It’s never too late to design a life you love.
That’s one of the many reframes Stanford University lecturers Bill Burnett and Dave Evans offer in their newly released book, Designing Your Life: How to Build a Well-Lived, Joyful Life (2016, Alfred A. Knopf).
The book, based on their highly popular Stanford elective and public workshop, applies product design principles taught at Stanford University to life design. And while the genesis of the material may have been developed to help college graduates find their way, the design principles—and the examples in the book—are relevant for any age.
And that’s important. Because, as I pointed out in my very first podcast, the question we should never stop asking is what we should do with our life. Life design is an ongoing process. Maybe it should really be called life redesign since we’re all a work-in-progress.
Good life design is both mindset and process. This book addresses both. Burnett and Evans outline five mindsets that great designers possess. Each of these are critical to develop a great life design as well:
- Curiosity. Product designers are curious. As they put it, “Curiosity makes everything new. It invites explanation.” Life designers are curious too because they know that opportunities often arise from the pursuit of answers to good questions.
- Experimentation. Designers possess a bias to action. They test the quality of their ideas by formulating small experiments. Product designers test their ideas by creating prototypes. Life designers can do the same, creating prototype experiments of different paths they may want to explore.
- Reframing. Both product designers and life designers can get stuck. When they do, a new perspective is needed. Reframing is the ability to disengage from a bias and adopt a new perspective. This book offers a lot of reframes to common life design misbeliefs.
- Awareness. Designers understand that design is a process. Few great designs emerge from the first idea. Mistakes will be made. Two steps will be taken forward—perhaps, more than several backward. Awareness of the messiness of the process is key to perseverance.
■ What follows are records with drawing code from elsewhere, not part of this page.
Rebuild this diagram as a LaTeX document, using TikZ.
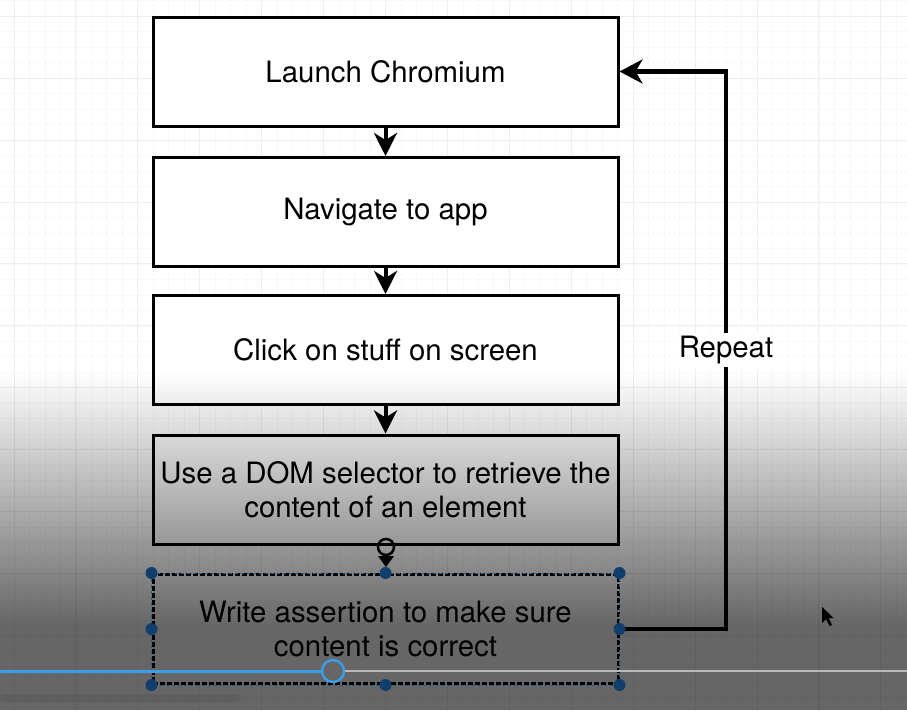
\documentclass[tikz,border=0pt]{standalone}
\usepackage{fontspec}
\setmainfont{TeX Gyre Heros}
\usetikzlibrary{arrows.meta,fadings}
\tikzfading[name=fadedown, top color=transparent!100, middle color=transparent!45, bottom color=transparent!0]
\definecolor{minorgrid}{gray}{0.972}
\definecolor{majorgrid}{gray}{0.935}
\definecolor{handleblue}{RGB}{18,62,110}
\definecolor{scrubblue}{RGB}{58,158,232}
\tikzset{
  box/.style={draw=black, line width=3pt, fill=white, minimum width=465pt, minimum height=109pt, inner sep=0pt, align=center, font=\fontsize{29.4}{34}\selectfont},
  varr/.style={draw=black, line width=4pt, -{Stealth[length=23pt,width=23pt,inset=7pt]}},
  looparr/.style={draw=black, line width=4.5pt, -{Stealth[length=23pt,width=24pt,inset=7pt]}},
  lbl/.style={fill=white, inner sep=3pt, font=\fontsize{29.4}{34}\selectfont},
  handle/.style={fill=handleblue, draw=none, circle, minimum size=12pt, inner sep=0pt}
}
\begin{document}
\begin{tikzpicture}[x=1pt,y=-1pt]
\useasboundingbox (0,0) rectangle (907,710);
\fill[white] (0,0) rectangle (907,710);
% grid
\foreach \i in {0,...,59} {
  \draw[minorgrid, line width=0.8pt] ({-1.48+\i*15.48},0) -- ({-1.48+\i*15.48},710);
}
\foreach \i in {0,...,46} {
  \draw[minorgrid, line width=0.8pt] (0,{0.82+\i*15.48}) -- (907,{0.82+\i*15.48});
}
\foreach \i in {0,...,14} {
  \draw[majorgrid, line width=1pt] ({14+\i*61.92},0) -- ({14+\i*61.92},710);
}
\foreach \i in {0,...,11} {
  \draw[majorgrid, line width=1pt] (0,{16.3+\i*61.92}) -- (907,{16.3+\i*61.92});
}
% boxes
\node[box] (b1) at (385.5,71.5) {Launch Chromium};
\node[box] (b2) at (385.5,212) {Navigate to app};
\node[box] (b3) at (385.5,350) {Click on stuff on screen};
\node[box] (b4) at (385.5,489.5) {Use a DOM selector to retrieve the\\content of an element};
\node[box, dash pattern=on 5pt off 2pt] (b5) at (385.5,629) {Write assertion to make sure\\content is correct};
% arrows
\draw[varr] (b1.south) -- (b2.north);
\draw[varr] (b2.south) -- (b3.north);
\draw[varr] (b3.south) -- (b4.north);
\coordinate (c1) at (726,629);
\coordinate (c2) at (726,71.5);
\draw[looparr] (b5.east) -- (c1) -- node[lbl, pos=0.5] {Repeat} (c2) -- (b1.east);
% rotate handle
\coordinate (rot) at (386,547);
\draw[black, line width=2.5pt] (rot) circle (8pt);
\fill[black] (378,556) -- (394,556) -- (386,567) -- cycle;
% dark overlay
\fill[black, fill opacity=0.6, path fading=fadedown] (0,372) rectangle (907,625);
\fill[black, fill opacity=0.6] (0,625) rectangle (907,710);
% selection
\draw[scrubblue!60!black, line width=1pt, dash pattern=on 3pt off 3pt] (b5.north west) rectangle (b5.south east);
\foreach \a in {north west,north,north east,west,east,south west,south,south east} {
  \node[handle] at (b5.\a) {};
}
% video scrubber
\draw[gray!55, line width=2pt] (344,671) -- (907,671);
\draw[scrubblue, line width=3pt] (0,671) -- (322,671);
\draw[scrubblue, line width=2.5pt] (333,671) circle (11pt);
\fill[black!63, rounded corners=4pt] (0,694) rectangle (240,702);
% cursor
\fill[black] (822,607) -- (822,623) -- (826,619) -- (829.5,626) -- (832,625) -- (828.5,618) -- (833.5,618) -- cycle;
\end{tikzpicture}
\end{document}
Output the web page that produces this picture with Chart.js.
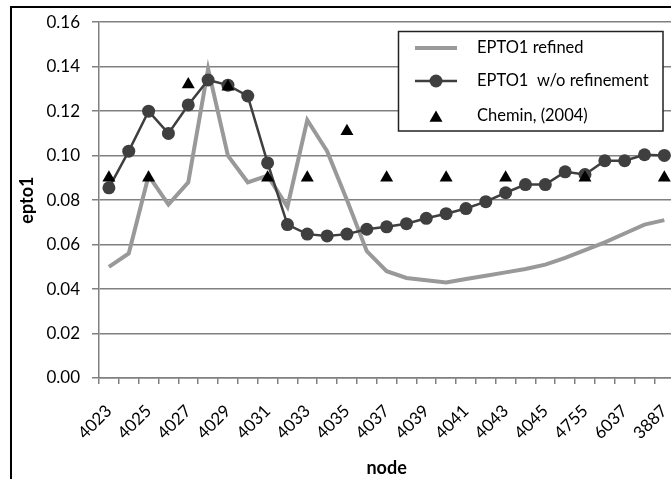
<!DOCTYPE html>
<html><head><meta charset="utf-8">
<script src="https://cdn.jsdelivr.net/npm/chart.js@4/dist/chart.umd.min.js"></script>
<style>
html,body{margin:0;padding:0;background:#fff;overflow:hidden;width:671px;height:479px;}
#wrap{position:absolute;left:0;top:0;width:696px;height:479px;}
</style></head><body>
<div id="wrap"><canvas id="c"></canvas></div>
<script>
// categories (node ids); odd positions near the end are not labelled in the picture
const nodes = ['4023','4024','4025','4026','4027','4028','4029','4030','4031','4032',
  '4033','4034','4035','4036','4037','4038','4039','4040','4041','4042',
  '4043','4044','4045','','4755','','6037','','3887'];
const refined = [0.050,0.056,0.091,0.078,0.088,0.139,0.100,0.088,0.091,0.077,
  0.116,0.102,0.080,0.057,0.048,0.045,0.044,0.043,0.0445,0.046,
  0.0475,0.049,0.051,0.054,0.0575,0.061,0.065,0.069,0.071];
const noRefinement = [0.0855,0.102,0.120,0.110,0.1228,0.134,0.1317,0.1268,0.0967,0.069,
  0.0647,0.0639,0.0647,0.0669,0.068,0.0694,0.0718,0.0739,0.0762,0.0793,
  0.0833,0.087,0.087,0.0927,0.0915,0.0977,0.0977,0.1004,0.1001];
const chemin = [0.090,null,0.090,null,0.132,null,0.131,null,0.090,null,
  0.090,null,0.111,null,0.090,null,null,0.090,null,null,
  0.090,null,null,null,0.090,null,null,null,0.090];
const seriesNames = ['EPTO1 refined','EPTO1  w/o refinement','Chemin, (2004)'];
const yMin = 0, yMax = 0.16, yStep = 0.02;

const FONT = 'Lato';
const GRID = '#808080';

const frame = {
  id:'frame',
  beforeDraw(chart){
    const ctx = chart.ctx;
    ctx.save();
    ctx.fillStyle='#fff';
    ctx.fillRect(0,0,chart.width,chart.height);
    ctx.strokeStyle='#000';
    ctx.lineWidth=2;
    ctx.strokeRect(11,7,chart.width+40,chart.height+40);
    ctx.restore();
  }
};

const legendBox = {
  id:'legendBox',
  afterDraw(chart){
    const ctx = chart.ctx;
    const ds = chart.data.datasets;
    const bx=398.5, by=31.5, bw=264.5, bh=99.5;
    ctx.save();
    ctx.fillStyle='#fff';
    ctx.fillRect(bx,by,bw,bh);
    ctx.strokeStyle='#222';
    ctx.lineWidth=1.5;
    ctx.strokeRect(bx,by,bw,bh);
    const rows=[48,81,116];
    const x0=415,x1=457,xm=436,tx=477;
    ctx.font='16.5px '+FONT;
    ctx.fillStyle='#000';
    ctx.textBaseline='middle';
    ctx.textAlign='left';
    // row 1
    ctx.strokeStyle=ds[0].borderColor; ctx.lineWidth=ds[0].borderWidth;
    ctx.beginPath(); ctx.moveTo(x0,rows[0]); ctx.lineTo(x1,rows[0]); ctx.stroke();
    // row 2
    ctx.strokeStyle=ds[1].borderColor; ctx.lineWidth=ds[1].borderWidth;
    ctx.beginPath(); ctx.moveTo(x0,rows[1]); ctx.lineTo(x1,rows[1]); ctx.stroke();
    ctx.fillStyle=ds[1].pointBackgroundColor;
    ctx.beginPath(); ctx.arc(xm,rows[1],ds[1].pointRadius,0,Math.PI*2); ctx.fill();
    // row 3
    const r=ds[2].pointRadius;
    ctx.fillStyle=ds[2].pointBackgroundColor;
    ctx.beginPath();
    for(let k=0;k<3;k++){const a=k*2*Math.PI/3; const px=xm+Math.sin(a)*r, py=rows[2]+r/4-Math.cos(a)*r; k?ctx.lineTo(px,py):ctx.moveTo(px,py);}
    ctx.closePath(); ctx.fill();
    ctx.fillStyle='#000';
    seriesNames.forEach((n,i)=>ctx.fillText(n,tx,rows[i]));
    ctx.restore();
  }
};

new Chart(document.getElementById('c'),{
  type:'line',
  data:{
    labels:nodes,
    datasets:[
      {label:seriesNames[0],data:refined,borderColor:'#999999',borderWidth:4,pointRadius:0,tension:0,order:3,fill:false},
      {label:seriesNames[1],data:noRefinement,borderColor:'#3f3f3f',borderWidth:2.5,pointRadius:6.5,pointBackgroundColor:'#3f3f3f',pointBorderColor:'#3f3f3f',pointBorderWidth:0,tension:0,order:2,fill:false},
      {label:seriesNames[2],data:chemin,showLine:false,pointStyle:'triangle',pointRadius:7.5,pointBackgroundColor:'#000',pointBorderColor:'#000',pointBorderWidth:0,order:1}
    ]
  },
  options:{
    responsive:true,maintainAspectRatio:false,animation:false,
    layout:{padding:{left:12,top:20,right:15,bottom:0}},
    plugins:{legend:{display:false},tooltip:{enabled:false}},
    scales:{
      x:{
        type:'category',offset:true,
        grid:{offset:true,drawOnChartArea:false,drawTicks:true,tickLength:6,color:GRID,lineWidth:1.5},
        border:{display:true,color:GRID,width:1.5},
        ticks:{autoSkip:false,minRotation:45,maxRotation:45,padding:17,color:'#000',font:{family:FONT,size:17},
          callback:function(v,i){return i%2===0?this.getLabelForValue(v):'';}},
        title:{display:true,text:'node',color:'#000',font:{family:FONT,size:18,weight:'bold'},padding:{top:0,bottom:0}},
        afterFit(s){s.height=101;}
      },
      y:{
        min:yMin,max:yMax,
        grid:{color:GRID,lineWidth:1.5,tickLength:7},
        border:{display:true,color:GRID,width:1.5},
        ticks:{stepSize:yStep,padding:12,color:'#000',font:{family:FONT,size:17},callback:v=>v.toFixed(2)},
        title:{display:true,text:'epto1',color:'#000',font:{family:FONT,size:18,weight:'bold'},padding:{top:4,bottom:0}},
        afterFit(s){s.width=87;}
      }
    }
  },
  plugins:[frame,legendBox]
});
</script>
</body></html>
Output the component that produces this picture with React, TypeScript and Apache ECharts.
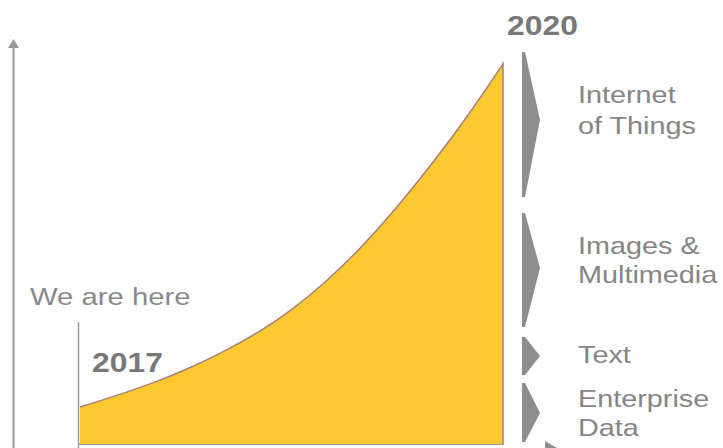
import React, { useEffect, useRef } from "react";
import * as echarts from "echarts";

// Data (x = year, y = relative data volume, 0..100)
const years = [2017, 2017.25, 2017.5, 2017.75, 2018, 2018.25, 2018.5, 2018.75, 2019, 2019.25, 2019.5, 2019.75, 2020];
const volume = [9.7, 12.6, 15.8, 19.5, 23.9, 29.0, 35.2, 42.8, 51.8, 62.2, 73.6, 86.0, 99.5];

const startLabel = "2017";
const endLabel = "2020";
const hereLabel = "We are here";
const sourceLabels = [
  ["Internet", "of Things"],
  ["Images &", "Multimedia"],
  ["Text"],
  ["Enterprise", "Data"],
];

const FONT = "'Liberation Sans', Arial, Helvetica, sans-serif";
const GRAY_TEXT = "#858585";
const GRAY_SHAPE = "#8e8e8e";

export default function App() {
  const ref = useRef<HTMLDivElement>(null);

  useEffect(() => {
    if (!ref.current) return;
    const chart = echarts.init(ref.current, undefined, { renderer: "svg" });

    const chevrons = [
      { top: 52, tip: 120, bot: 197 },
      { top: 213, tip: 268, bot: 327 },
      { top: 337, tip: 356, bot: 375 },
      { top: 383, tip: 413, bot: 442 },
    ];
    const labelY = [
      [95, 126],
      [246, 275],
      [355],
      [399, 428],
    ];

    const textEl = (t: string, x: number, y: number, size: number, bold: boolean, sx: number, color: string) => ({
      type: "text",
      x,
      y,
      scaleX: sx,
      style: {
        text: t,
        fill: color,
        font: `${bold ? "bold " : ""}${size}px ${FONT}`,
        textAlign: "left",
        textVerticalAlign: "middle",
      },
      silent: true,
    });

    const graphics: any[] = [
      // left axis with arrow
      {
        type: "line",
        shape: { x1: 13.5, y1: 44, x2: 13.5, y2: 448 },
        style: { stroke: "#9a9a9a", lineWidth: 2 },
        silent: true,
      },
      {
        type: "polygon",
        shape: { points: [[13.5, 39], [8, 48], [19, 48]] },
        style: { fill: "#9a9a9a" },
        silent: true,
      },
      // "we are here" marker line
      {
        type: "line",
        shape: { x1: 78.5, y1: 322, x2: 78.5, y2: 448 },
        style: { stroke: "#9a9a9a", lineWidth: 1.5 },
        silent: true,
      },
      // small arrow at bottom
      {
        type: "polygon",
        shape: { points: [[545, 441], [557, 448], [545, 448]] },
        style: { fill: GRAY_SHAPE },
        silent: true,
      },
      textEl(endLabel, 507, 25, 27, true, 1.18, "#787878"),
      textEl(startLabel, 92, 362, 27, true, 1.18, "#787878"),
      textEl(hereLabel, 30, 297, 24, false, 1.22, "#8a8a8a"),
    ];

    chevrons.forEach((c) => {
      graphics.push({
        type: "polygon",
        shape: {
          points: [
            [522, c.top],
            [525, c.top],
            [540, c.tip],
            [525, c.bot],
            [522, c.bot],
          ],
        },
        style: { fill: GRAY_SHAPE },
        silent: true,
      });
    });

    sourceLabels.forEach((lines, i) => {
      lines.forEach((l, j) => {
        graphics.push(textEl(l, 578, labelY[i][j], 24, false, 1.2, GRAY_TEXT));
      });
    });

    chart.setOption({
      animation: false,
      backgroundColor: "#ffffff",
      grid: { left: 80, right: 220, top: 62, bottom: 4, containLabel: false },
      xAxis: {
        type: "value",
        min: 2017,
        max: 2020,
        axisLine: { show: true, lineStyle: { color: "#9a9a9a", width: 2 } },
        axisTick: { show: false },
        axisLabel: { show: false },
        splitLine: { show: false },
      },
      yAxis: {
        type: "value",
        min: 0,
        max: 100,
        show: false,
        splitLine: { show: false },
      },
      series: [
        {
          type: "line",
          data: years.map((y, i) => [y, volume[i]]),
          smooth: 0.5,
          showSymbol: false,
          symbol: "none",
          lineStyle: { color: "#a5807a", width: 1.5 },
          areaStyle: { color: "#FEC830", opacity: 1 },
          z: 2,
          markLine: {
            silent: true,
            symbol: "none",
            label: { show: false },
            lineStyle: { color: "#a5807a", width: 1.5, type: "solid" },
            data: [{ xAxis: 2020 }],
          },
        },
      ],
      graphic: graphics,
    });

    return () => chart.dispose();
  }, []);

  return <div ref={ref} style={{ width: 723, height: 448, position: "absolute", left: 0, top: 0 }} />;
}
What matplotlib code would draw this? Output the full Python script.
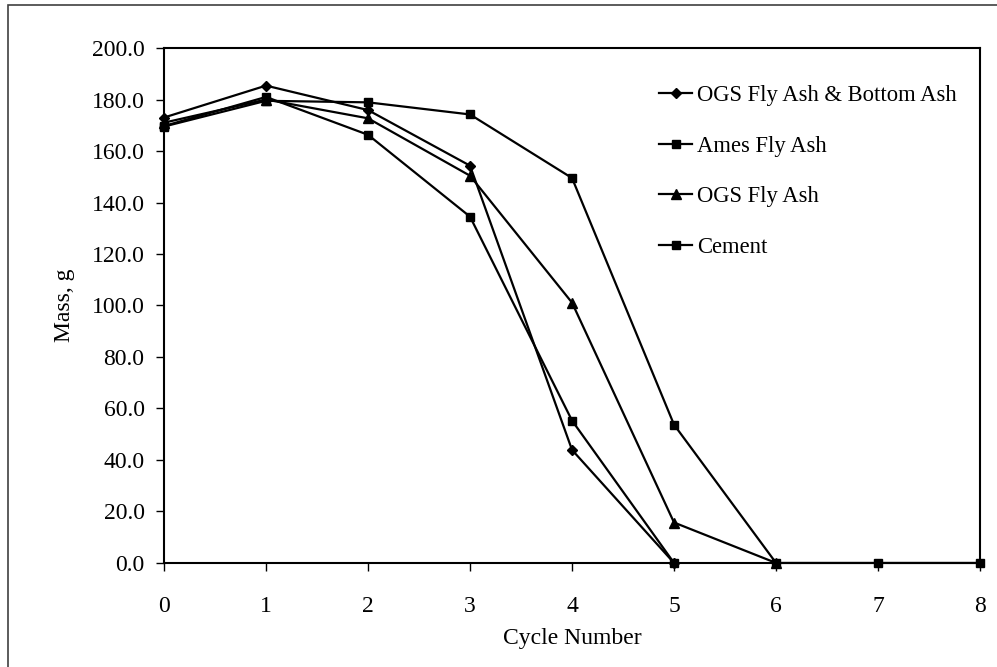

- Collaboration. The authors describe this as radical collaboration because great designers don’t act alone. They know the best work will emerge from a team. “A painter can create an artistic masterpiece alone on a windswept coast,” they write, “but a designer cannot create the iPhone alone, windswept beach or not. And your life is more like a great design than a work of art…”
As important as it is to possess these mindset traits, a good design process is equally essential. Designing Your Life offers a number of simple exercises to assess your situation and aspirations. Many of the chapters conclude with a handful of “Try Stuff” suggestions. I worked through each of these as I read the book. While they didn’t offer me any new insights (most of my life design work has emerged from my regular habit of journaling), I found the exercises straightforward and easy to understand.
This book offers a helpful roadmap for those just emerging in the marketplace or those who are in transition and looking for a life design process. For those who have not given much thought to their life design, it’s a great place to start. Intentional practitioners of life design may also enjoy its anecdotes and find some nuggets to shift their thinking and speed them along their way.